I thank Arang Keshavarzian and Michelle Hartman for their suggestions, Carin McCormack for her editing, Faisal Devji for the encouragement, and Dilip Gaonkar, who with his perceptive comments invited me to go further. The essay was written in July and revised in late October 2009. Unless otherwise noted, all translations are mine.
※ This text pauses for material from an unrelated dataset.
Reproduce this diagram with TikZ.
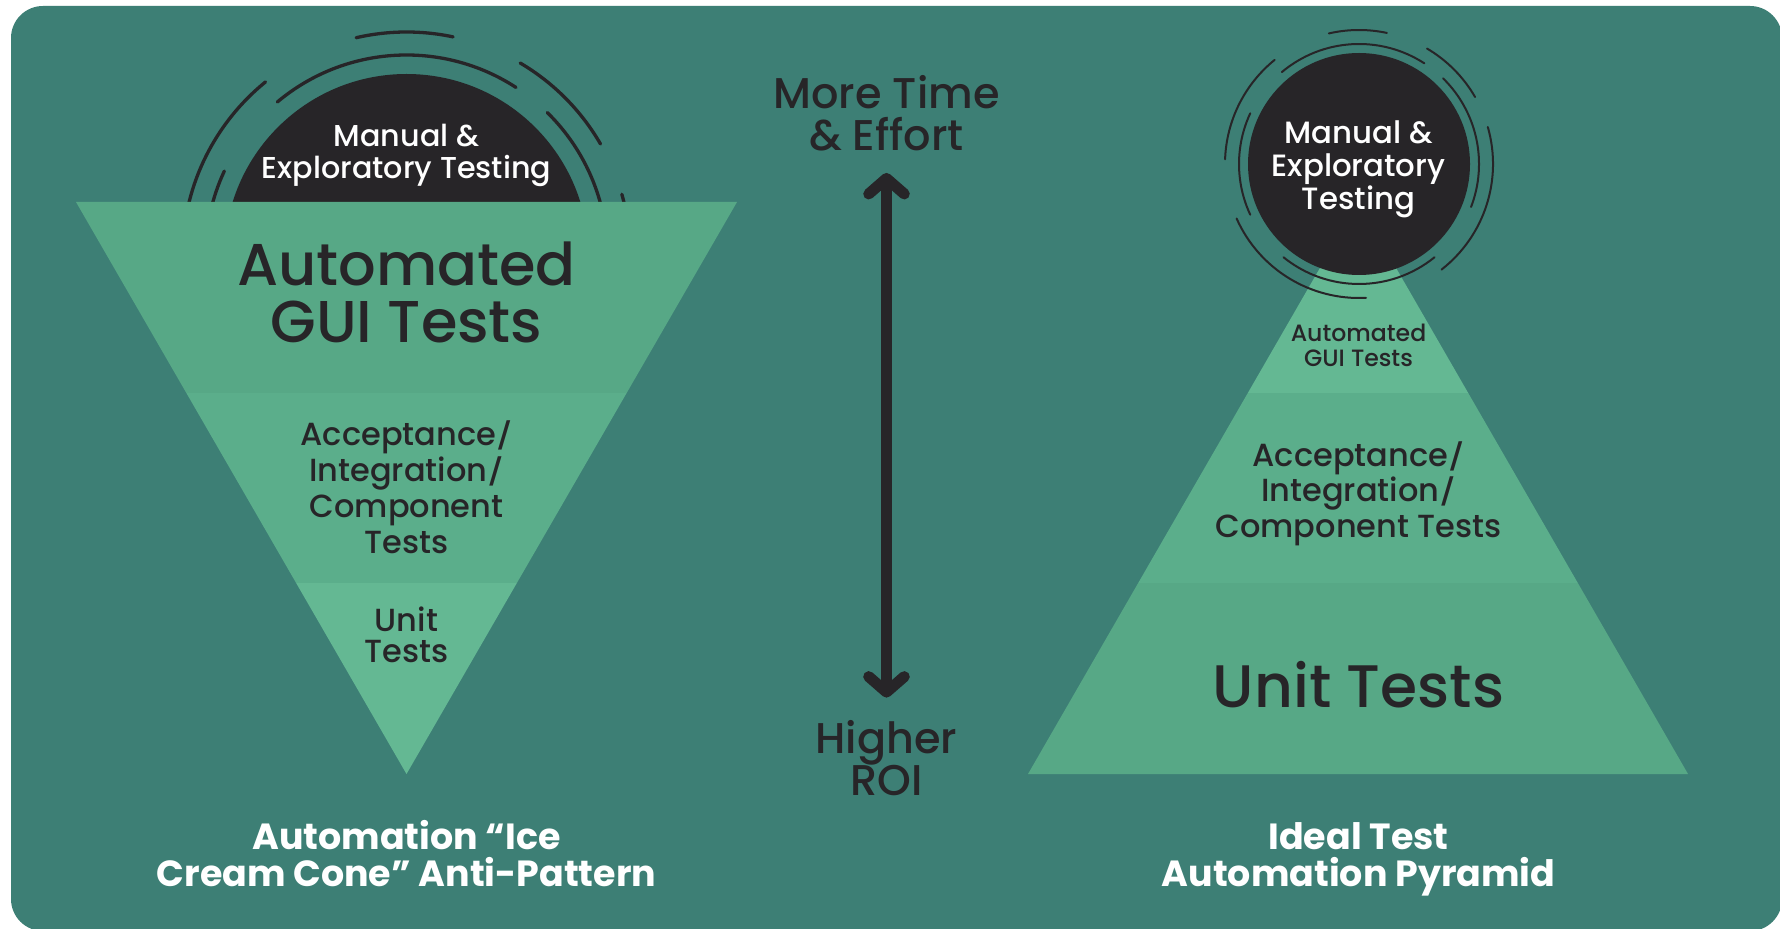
\documentclass[tikz,border=0pt]{standalone}
\usepackage{fontspec}
\setmainfont{Poppins}[UprightFont={* Medium}, BoldFont={* Bold}]
\usetikzlibrary{arrows.meta, positioning}
\lineskiplimit=-100pt

\definecolor{panel}{HTML}{3D7F75}
\definecolor{ink}{HTML}{272528}
\definecolor{layerA}{HTML}{57A886}
\definecolor{layerB}{HTML}{5BAE8B}
\definecolor{layerC}{HTML}{64B893}

\newcommand{\slashmark}{\scalebox{1}[0.82]{/}}

\tikzstyle{disc} = [circle, fill=ink, inner sep=0pt]
\tikzstyle{ringL} = [draw=ink, line cap=round, line width=1.65pt]
\tikzstyle{ringR} = [draw=ink, line cap=round, line width=1pt]
\tikzstyle{tier} = [text=ink, align=center, anchor=base, inner sep=0pt]
\tikzstyle{whitetext} = [text=white, align=center, anchor=base, inner sep=0pt]
\tikzstyle{updown} = [draw=ink, line width=5.5pt, {Straight Barb[length=7.75pt,width=17.8pt,round]}-{Straight Barb[length=7.75pt,width=17.8pt,round]}]

\begin{document}
\begin{tikzpicture}[x=0.5pt, y=0.5pt]
      \useasboundingbox (0,0) rectangle (1780,928);
      \fill[white] (0,0) rectangle (1780,928);
      \fill[panel, rounded corners=16pt] (11,-3) rectangle (1782,922);

      % ice cream cone: scoop first, the cone covers its lower half
      \node (lcirc) [disc, minimum size=182pt] at (406.5,672) {};
      \foreach \s/\e in {78/103, 129/178, 204/273, 308/376, 30/59.5}
        \draw[ringL] (lcirc.center) ++(\s:224) arc[start angle=\s, end angle=\e, radius=224];
      \foreach \s/\e in {57/130, 155/205, 231/309, -21/45.5}
        \draw[ringL] (lcirc.center) ++(\s:201) arc[start angle=\s, end angle=\e, radius=201];
      \begin{scope}
        \clip (76,726) -- (737,726) -- (406.5,154) -- cycle;
        \fill[layerA] (0,535) rectangle (800,740);
        \fill[layerB] (0,345) rectangle (800,535);
        \fill[layerC] (0,140) rectangle (800,345);
      \end{scope}

      % pyramid
      \begin{scope}
        \clip (1028,154) -- (1688,154) -- (1358,726) -- cycle;
        \fill[layerA] (1000,140) rectangle (1700,345);
        \fill[layerB] (1000,345) rectangle (1700,535);
        \fill[layerC] (1000,535) rectangle (1700,740);
      \end{scope}
      \node (rcirc) [disc, minimum size=111pt] at (1359,764) {};
      \foreach \s/\e in {78/103, 129/178, 204/273, 308/376, 30/59.5}
        \draw[ringR] (rcirc.center) ++(\s:134) arc[start angle=\s, end angle=\e, radius=134];
      \foreach \s/\e in {57/130, 155/205, 231/309, -21/45.5}
        \draw[ringR] (rcirc.center) ++(\s:120) arc[start angle=\s, end angle=\e, radius=120];

      % texts (base = baseline of the last line)
      \node (lmanual) [whitetext, font=\fontsize{15.1}{16}\selectfont]   at (406.5,749.5) {Manual \&\\Exploratory Testing};
      \node (lgui)    [tier, font=\fontsize{29.5}{29}\selectfont]        at (406.5,585)   {Automated\\GUI Tests};
      \node (lmid)    [tier, font=\fontsize{16}{18}\selectfont]          at (406.5,375)   {Acceptance\slashmark\\Integration\slashmark\\Component\\Tests};
      \node (lunit)   [tier, font=\fontsize{16}{15.5}\selectfont]        at (406.5,266)   {Unit\\Tests};

      \node (rmanual) [whitetext, font=\fontsize{15.4}{16.4}\selectfont] at (1358.5,718.5) {Manual \&\\Exploratory\\Testing};
      \node (rgui)    [tier, font=\fontsize{11.8}{12.5}\selectfont]      at (1358.5,561)  {Automated\\GUI Tests};
      \node (rmid)    [tier, font=\fontsize{16}{17.8}\selectfont]        at (1358.5,390.5) {Acceptance\slashmark\\Integration\slashmark\\Component Tests};
      \node (runit)   [tier, font=\fontsize{30}{29}\selectfont]          at (1358.5,221)  {Unit Tests};

      \node (effort)  [tier, font=\fontsize{21.5}{21.3}\selectfont]      at (886.5,777) {More Time\\\& Effort};
      \node (roi)     [tier, font=\fontsize{21.5}{21.2}\selectfont]      at (886.5,132.5) {Higher\\ROI};
      \draw [updown, shorten <=10.5pt, shorten >=11pt] (effort) -- (roi);

      \node (lcap) [whitetext, font=\bfseries\fontsize{18.2}{18.3}\selectfont] at (406.5,41.5)  {Automation “Ice\\Cream Cone” Anti-Pattern};
      \node (rcap) [whitetext, font=\bfseries\fontsize{18.2}{18.3}\selectfont] at (1358.5,41.5) {Ideal Test\\Automation Pyramid};
\end{tikzpicture}
\end{document}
  1. This video is part of a series of videos uploaded by the same user, oldouz84. There are so far four of them, which I have numbered according to the date they were posted on YouTube (see references). They have the same black image, the same chants, and the same voice-over, but the relationship among these elements is different in each. In all of them the voice-over announces a date, but it does not always correspond with the date on which they were posted. Their titles on YouTube are taken from words uttered by the voice-over. In video 1 (oldouz84 2009a), dated June 16, the woman’s voice offers a prose commentary on the chants. Video 2 (oldouz84 2009b), dated June 19, the one I focus on, is the one that so far has circulated most widely. Its words are similar to those of video 1, but the text is more structured“> Video 3 (oldouz84 2009c), dated June 20, is a continuation and a breakdown of the poem of video 2. Video 4 (oldouz84 2009d), the last posted so far, is dated June 21, and it develops the words in video 3.
  2. A text written as if the writer were expecting to die in the protests of the following day circulated that same evening on the Internet in both Persian and English (hanaa 2009).
  3. On June 15, former minister of culture Ataollah Mohajerani declared in a blog post (later removed) that the events marked the end of the Islamic Republic and the beginning of Islamic rule (Mohajerani 2009). See also the dissident intellectual Abdul Karim Soroush’s analysis (2009).
  4. For a concise discussion, see Ehsani et al. 2009.